Eight people, including two Australians, were killed and scores of others injured in the atrocity on Saturday June 3 which saw three knifemen mow down pedestrians on London Bridge with a van, before stabbing people in Borough Market with 12-inch knives.
Wearing fake suicide vests, all three attackers, Khuram Butt, 27, Rachid Redouane, 30, and Youssef Zaghba, 22, were shot and killed by police in a hail of bullets at the scene.
Mrs May, Mr Turnbull, Ms Dick and Commander Haydon visited the renowned London food market to speak to some of the businesses affected by the attack, where they were swamped by a crowd of tourists eager to get close.
Outside Paul Wheeler Fresh Supplies, the stand by which the attackers were shot, owner Paul Wheeler spoke to both prime ministers about how it has been since the incident and the support they have had.
The 51-year-old told the Press Association: "The Australian PM seems all right, I told him he had brought the Australian weather with him, and I thanked the Commissioner, just to say about the boys who were here on the night and after."
Federico Fugazza of Argentinian food stand Portena told them how his staff barricaded themselves in behind a metal shutter, and watched the attack unfold.
The 41-year-old said: "They were really exposed but somehow they stayed safe, and there was a customer inside - we were lucky.
"The prime ministers were thankful of that, and in a way proud of how most people reacted and how everyone tried to stay safe and together."

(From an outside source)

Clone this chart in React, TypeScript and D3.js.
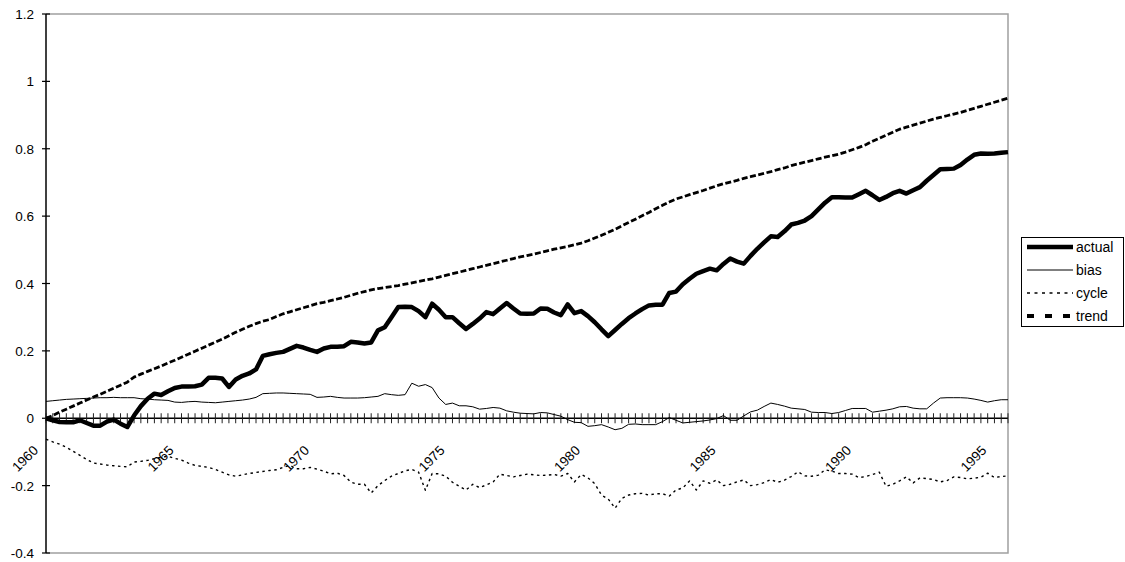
import React from "react";
import * as d3 from "d3";

// Quarterly observations, 1960Q1 onward
const startYear = 1960;
const yearLabels = ["1960", "1965", "1970", "1975", "1980", "1985", "1990", "1995"];
const yTicks = [-0.4, -0.2, 0, 0.2, 0.4, 0.6, 0.8, 1, 1.2];

const actual = [
  0.000, -0.006, -0.011, -0.012, -0.012, -0.006, -0.014, -0.022, -0.022, -0.010,
  -0.004, -0.016, -0.026, 0.008, 0.036, 0.058, 0.073, 0.069, 0.080, 0.090,
  0.094, 0.094, 0.095, 0.100, 0.120, 0.120, 0.118, 0.093, 0.115, 0.126,
  0.133, 0.145, 0.185, 0.190, 0.194, 0.197, 0.206, 0.215, 0.210, 0.203,
  0.197, 0.207, 0.212, 0.212, 0.214, 0.227, 0.225, 0.222, 0.225, 0.261,
  0.270, 0.300, 0.330, 0.331, 0.330, 0.318, 0.300, 0.340, 0.322, 0.300,
  0.300, 0.282, 0.265, 0.280, 0.296, 0.315, 0.309, 0.326, 0.342, 0.326,
  0.311, 0.310, 0.311, 0.326, 0.325, 0.314, 0.306, 0.338, 0.312, 0.318,
  0.303, 0.285, 0.264, 0.244, 0.262, 0.280, 0.297, 0.311, 0.324, 0.335,
  0.337, 0.337, 0.372, 0.376, 0.398, 0.414, 0.429, 0.437, 0.444, 0.439,
  0.458, 0.474, 0.465, 0.459, 0.482, 0.503, 0.522, 0.540, 0.538, 0.555,
  0.575, 0.580, 0.587, 0.600, 0.620, 0.640, 0.656, 0.656, 0.655, 0.655,
  0.665, 0.675, 0.662, 0.648, 0.657, 0.668, 0.675, 0.667, 0.677, 0.686,
  0.705, 0.722, 0.739, 0.740, 0.741, 0.752, 0.768, 0.782, 0.786, 0.785,
  0.786, 0.788, 0.790,
];

const bias = [
  0.050, 0.052, 0.054, 0.056, 0.057, 0.058, 0.059, 0.060, 0.061, 0.061,
  0.062, 0.061, 0.061, 0.061, 0.058, 0.057, 0.055, 0.054, 0.053, 0.048,
  0.047, 0.049, 0.050, 0.048, 0.047, 0.046, 0.048, 0.050, 0.052, 0.054,
  0.057, 0.062, 0.073, 0.074, 0.075, 0.075, 0.074, 0.073, 0.072, 0.071,
  0.062, 0.063, 0.065, 0.062, 0.060, 0.060, 0.060, 0.061, 0.063, 0.065,
  0.073, 0.070, 0.068, 0.070, 0.104, 0.095, 0.100, 0.091, 0.060, 0.041,
  0.045, 0.037, 0.037, 0.034, 0.027, 0.029, 0.032, 0.030, 0.022, 0.018,
  0.015, 0.014, 0.013, 0.017, 0.016, 0.011, 0.006, -0.004, -0.012, -0.013,
  -0.024, -0.022, -0.019, -0.026, -0.034, -0.030, -0.018, -0.017, -0.019, -0.019,
  -0.019, -0.010, 0.002, -0.006, -0.014, -0.012, -0.010, -0.008, -0.005, -0.001,
  0.008, -0.006, -0.006, 0.007, 0.019, 0.024, 0.035, 0.045, 0.041, 0.036,
  0.030, 0.028, 0.026, 0.018, 0.017, 0.017, 0.014, 0.017, 0.023, 0.029,
  0.029, 0.029, 0.018, 0.021, 0.024, 0.028, 0.034, 0.035, 0.030, 0.028,
  0.028, 0.045, 0.060, 0.061, 0.061, 0.061, 0.060, 0.057, 0.053, 0.048,
  0.052, 0.055, 0.055,
];

const cycle = [
  -0.062, -0.070, -0.077, -0.086, -0.098, -0.110, -0.122, -0.133, -0.136, -0.139,
  -0.141, -0.143, -0.144, -0.130, -0.128, -0.125, -0.120, -0.116, -0.113, -0.119,
  -0.124, -0.133, -0.140, -0.143, -0.146, -0.152, -0.160, -0.168, -0.172, -0.168,
  -0.164, -0.161, -0.158, -0.155, -0.153, -0.146, -0.140, -0.150, -0.150, -0.146,
  -0.151, -0.157, -0.165, -0.163, -0.170, -0.190, -0.196, -0.196, -0.222, -0.200,
  -0.185, -0.172, -0.164, -0.156, -0.152, -0.160, -0.214, -0.164, -0.165, -0.172,
  -0.190, -0.202, -0.213, -0.196, -0.206, -0.198, -0.189, -0.166, -0.170, -0.174,
  -0.170, -0.166, -0.168, -0.170, -0.169, -0.167, -0.172, -0.164, -0.189, -0.167,
  -0.177, -0.194, -0.228, -0.240, -0.267, -0.238, -0.228, -0.224, -0.223, -0.228,
  -0.224, -0.224, -0.231, -0.213, -0.207, -0.186, -0.213, -0.186, -0.193, -0.183,
  -0.200, -0.196, -0.189, -0.183, -0.200, -0.197, -0.191, -0.182, -0.190, -0.184,
  -0.173, -0.159, -0.171, -0.172, -0.169, -0.153, -0.157, -0.164, -0.164, -0.166,
  -0.176, -0.173, -0.167, -0.160, -0.202, -0.196, -0.186, -0.174, -0.192, -0.177,
  -0.179, -0.182, -0.189, -0.185, -0.174, -0.176, -0.180, -0.178, -0.175, -0.163,
  -0.176, -0.173, -0.171,
];

const trend = [
  0.000, 0.008, 0.018, 0.027, 0.036, 0.045, 0.054, 0.063, 0.071, 0.080,
  0.089, 0.098, 0.107, 0.122, 0.131, 0.139, 0.147, 0.155, 0.164, 0.172,
  0.181, 0.190, 0.199, 0.208, 0.217, 0.226, 0.235, 0.245, 0.255, 0.264,
  0.273, 0.281, 0.288, 0.293, 0.302, 0.310, 0.316, 0.322, 0.328, 0.334,
  0.340, 0.344, 0.349, 0.354, 0.359, 0.365, 0.371, 0.376, 0.381, 0.385,
  0.388, 0.391, 0.394, 0.398, 0.402, 0.406, 0.410, 0.414, 0.419, 0.424,
  0.429, 0.434, 0.439, 0.444, 0.449, 0.454, 0.459, 0.464, 0.469, 0.474,
  0.479, 0.483, 0.487, 0.492, 0.497, 0.502, 0.506, 0.510, 0.515, 0.520,
  0.527, 0.535, 0.543, 0.552, 0.561, 0.571, 0.581, 0.591, 0.601, 0.611,
  0.622, 0.632, 0.642, 0.651, 0.657, 0.664, 0.670, 0.676, 0.683, 0.690,
  0.696, 0.701, 0.706, 0.712, 0.717, 0.722, 0.727, 0.732, 0.738, 0.743,
  0.750, 0.755, 0.760, 0.765, 0.770, 0.775, 0.779, 0.784, 0.790, 0.797,
  0.804, 0.812, 0.822, 0.831, 0.840, 0.849, 0.858, 0.864, 0.870, 0.876,
  0.882, 0.888, 0.893, 0.898, 0.903, 0.908, 0.914, 0.920, 0.926, 0.932,
  0.938, 0.944, 0.950,
];

const seriesNames = ["actual", "bias", "cycle", "trend"];

const W = 1125;
const H = 562;
const plot = { left: 46, right: 1008, top: 14, bottom: 553 };
const FONT = "'Liberation Sans', Arial, Helvetica, sans-serif";

type Style = { width: number; dash?: string; legendWidth: number; legendDash?: string };
const styles: Record<string, Style> = {
  actual: { width: 4.5, legendWidth: 4.5 },
  bias: { width: 1, legendWidth: 1 },
  cycle: { width: 1.4, dash: "2.5 3.5", legendWidth: 1.4, legendDash: "3 4.5" },
  trend: { width: 2.8, dash: "6 2.5", legendWidth: 4, legendDash: "7 11" },
};

export default function App() {
  const n = actual.length;
  const x = d3.scaleLinear().domain([0, n - 1]).range([plot.left, plot.right]);
  const y = d3.scaleLinear().domain([-0.4, 1.2]).range([plot.bottom, plot.top]);
  const line = d3
    .line<number>()
    .x((_, i) => x(i))
    .y((d) => y(d));

  const data: Record<string, number[]> = { actual, bias, cycle, trend };
  const y0 = y(0);
  const idx = d3.range(n);

  return (
    <svg
      width={W}
      height={H}
      style={{ position: "absolute", left: 0, top: 0, background: "#fff" }}
      fontFamily={FONT}
    >
      <rect x={0} y={0} width={W} height={H} fill="#fff" />
      {/* plot area border */}
      <path
        d={`M${plot.left},${plot.top}H${plot.right}V${plot.bottom}H${plot.left}`}
        fill="none"
        stroke="#a0a0a0"
        strokeWidth={1.5}
      />
      {/* value axis */}
      <line x1={plot.left} x2={plot.left} y1={plot.top} y2={plot.bottom} stroke="#000" strokeWidth={1.5} />
      {yTicks.map((t) => (
        <g key={t}>
          <line x1={plot.left - 4} x2={plot.left + 4} y1={y(t)} y2={y(t)} stroke="#000" strokeWidth={1.2} />
          <text x={34} y={y(t) + 5} textAnchor="end" fontSize={13.5} fill="#000">
            {String(t)}
          </text>
        </g>
      ))}
      {/* category axis crossing at zero */}
      <line x1={plot.left} x2={plot.right} y1={y0} y2={y0} stroke="#000" strokeWidth={1.5} />
      {idx.map((i) => (
        <line key={i} x1={x(i)} x2={x(i)} y1={y0 - 5} y2={y0 + 5} stroke="#222" strokeWidth={1} />
      ))}
      {yearLabels.map((lab) => {
        const i = (Number(lab) - startYear) * 4;
        const tx = x(i) - 7;
        const ty = y0 + 33;
        return (
          <text
            key={lab}
            x={tx}
            y={ty}
            textAnchor="end"
            fontSize={13.5}
            fill="#000"
            transform={`rotate(-45 ${tx} ${ty})`}
          >
            {lab}
          </text>
        );
      })}
      {/* series */}
      {seriesNames.map((name) => (
        <path
          key={name}
          d={line(data[name]) ?? ""}
          fill="none"
          stroke="#000"
          strokeWidth={styles[name].width}
          strokeDasharray={styles[name].dash}
          strokeLinejoin="round"
        />
      ))}
      {/* legend */}
      <g>
        <rect x={1021.5} y={237.5} width={102} height={89} fill="#fff" stroke="#000" strokeWidth={1} />
        {seriesNames.map((name, k) => {
          const ly = 247 + k * 23;
          return (
            <g key={name}>
              <line
                x1={1027}
                x2={1073}
                y1={ly}
                y2={ly}
                stroke="#000"
                strokeWidth={styles[name].legendWidth}
                strokeDasharray={styles[name].legendDash}
              />
              <text x={1076} y={ly + 5} fontSize={14} fill="#000">
                {name}
              </text>
            </g>
          );
        })}
      </g>
    </svg>
  );
}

Mr Turnbull's first official visit to the UK as prime minister will also include an audience with the Queen, as well as talks at Downing Street with Theresa May and meetings with other ministers.
A Number 10 spokesman said a priority for them would be security and defence co-operation, including on counter-terrorism, and growing the trade and investment relationship.
After Mrs May and her Australian counterpart returned to Downing Street, they spoke about the emotion of the visit.
Mrs May said the visit had been "very moving" as she praised the security services.
"We have seen the fantastic response of our police and our emergency services."
Mr Turnbull said: "It was a very moving visit. I want to say how much we admire the outstanding response of the police, arriving on the scene so quickly, dealing with the terrorists so effectively and decisively.
"They ran towards the danger while others were fleeing the danger."
Mr Turnbull said meeting two of the officers who responded to the incident was very emotional.
"It was very moving to meet them. The three of us did our best not to burst into tears."
The Australian PM insisted that terror would be defeated.
"We say to these killers, to these terrorists that seek to change the way we live, we will not be cowed. We won't change the way we live. We will defy you and defeat you."
Addressing Mrs May in Downing Street, Mr Turnbull said: "I was very pleased to stand with you and your police commissioner Cressida Dick and her team at the spot where your officers killed those terrorists.
"I know as we work so closely together, as close as any two nations could be, we will continue to defeat them."
Mrs May praised Australian nurse Kirsty Boden who died in the attack.
She said: "We should thank her and the others who, as you say, didn't think of themselves but went to help those who they saw in need.
"The resilience of Borough Market is fantastic. We are going to stand up against these terrorists and we are, as you say, going to defeat them. They will not destroy our way of life, and our values will prevail."
Opening a joint press conference at Number 10, Mrs May said a trade deal with Australia was a "priority" for the UK to build on the £14 billion-worth of trade between the two nations after Brexit.
The PM confirmed that International Trade Secretary Liam Fox will visit Australia in the "coming months" as part of ongoing talks on an agreement.
"We've both made clear our intention to continue to deepen our trade and investment relationship as the UK leaves the EU," she said.
"Our Brexit negotiations have started well, and I have made clear to prime minister Turnbull that an ambitious and comprehensive bilateral trade deal with Australia remains a priority for the UK.
"Australia was the first country with whom the UK established a trade working group following the vote to leave the EU and we're keeping up a regular and productive dialogue on the future of our free trading relationship."
Mr Turnbull joked about his time as a contemporary of Mrs May and her husband Philip May at Oxford University.
"We're not really debating today but the last time we debated was at the Oxford Union - Theresa Brasier and Malcolm Turnbull were both on the notice paper and the president was Philip May," he said.
"So now what we need is president May here to oversee the debate."